Any tax would require public approval, and after community outreach and gauging voter approval, the City would likely place any measure on the November 2020 ballot.
While those delayed funds were described by Lawton as “bad news,” there is good news, he said: the City’s cannabis pilot program, which was adopted in May and is already partially through the application process. The City will soon enter into development agreements with four dispensaries, which will provide a source of revenue as early as January when the businesses are expected to open.
The City of Ceres has several development agreements currently in place and expects to receive approximately $2.2 million in revenue for FY 2018-19 from the agreements. Ceres voters also passed a 15 percent tax on the sale of cannabis in November 2018, which will increase revenue received from cannabis sales.
Given that marijuana is still illegal at the federal level, Lawton suggested that the City of Turlock not rely on the money generated from its new cannabis pilot program to develop new programs or fund those that already exist, but rather use the unpredictable money to boost its reserves.

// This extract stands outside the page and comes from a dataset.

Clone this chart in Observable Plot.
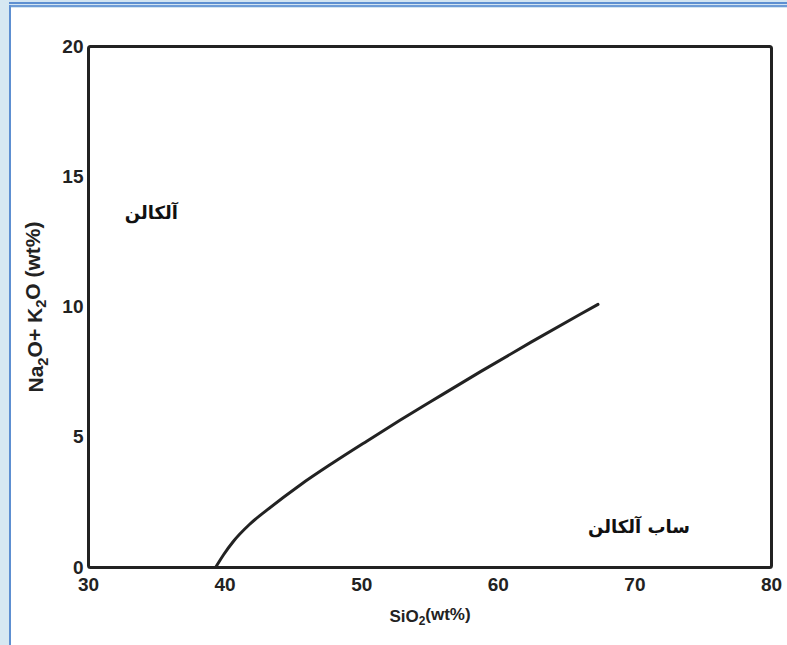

“It certainly looks great and I have no doubt that this will yield additional revenue for the City…my concern as the manager is how reliable is the revenue,” he said. “We live paycheck to paycheck — the City has virtually no savings account. If we get uncertain revenue, revenue that may not be here next year, revenue that may be repealed, revenue that depends entirely on the sufferance of the state government and, more than the state, the sufferance of the federal government being willing to — for the lack of a better phrase — turn a blind eye to certain things, to me that’s not revenue that you build programs on, but it’s good to put in the savings account.”
As the City waits for the pilot cannabis program to get up and running, the Council in the meantime will weight its options when it comes to creating a new tax or increasing those that already exist. Should they decide to go down this route, the process of exploring community interest in the various revenue-generating options will begin in August and September, with community polling to take place October through December.
Any resolution for the consolidation of a measure to be placed on the November 2020 ballot would need to be submitted to the Stanislaus County Board of Supervisors by July 6, 2020.